Erstklassiger Verstand reicht nicht, wenn die Reflexe zweitklassig ausfallen und Gestik wie Mimik Verzagtheit bis Unlust verströmen. Der Commander-in-Chief wollte seinen Widersacher präsidial auflaufen lassen. Er hat zu spät gemerkt, dass sich ein Angstbeißer am Hosenbein nicht mit links abschütteln lässt. Romney hatte Angst vor dem politischen Frühtod im Rennen um das Weiße Haus. Obamas Taktik, den Multimillionär nur als netten Vertreter einer gescheiterten Denkschule erscheinen zu lassen, hat sich nicht bewährt. Romney ist nicht nett. Er will Amerika „entkernen“. Man nehme nur seine auf Video festgehaltene Sozialschmarotzer-Suada gegen mindestens 47 Prozent der Bevölkerung. Warum Obama den wahren Romney nicht dezent demaskiert hat? Rätselhaft.
Mitt Romney hat die Chance genutzt, die er unbedingt nutzen musste. Aber das war’s dann auch schon. Wer die Reformer-Rhetorik des Ex-Managers unters Mikroskop legt, bei dem verfliegt die Euphorie schnell. Seine biegsame Politik wird den Geruch einer verborgenen Agenda nicht los. Seine Ankündigungen in punkto Steuern, Staatsausgaben und Sanierung der Sozialsysteme sind mit den Grundrechenarten nicht in Einklang zu bringen. Von sozialer Ausgewogenheit ganz zu schweigen.
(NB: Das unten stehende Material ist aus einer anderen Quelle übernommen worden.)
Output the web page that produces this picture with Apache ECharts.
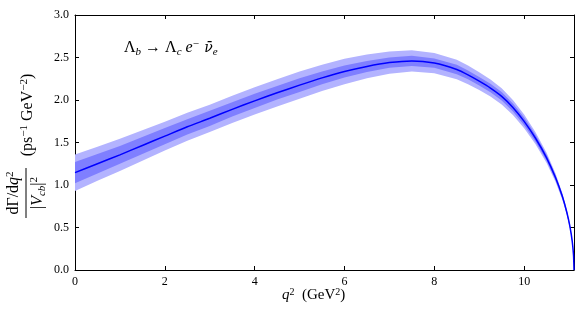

Wie viele Republikaner vor ihm setzt Romney auf die Furcht der Bürger vor der Zentralregierung, dem „Big State“. Am Ende haben sie alle, von Reagan bis Bush, die Steuern erhöht, das Staatsdefizit vergrößert und die Mittelklasse gepiesackt. Obama wird seinen Herausforderer beim nächsten Mal daran erinnern. Noch ist Zeit genug. Die Wahl ist weiter offen.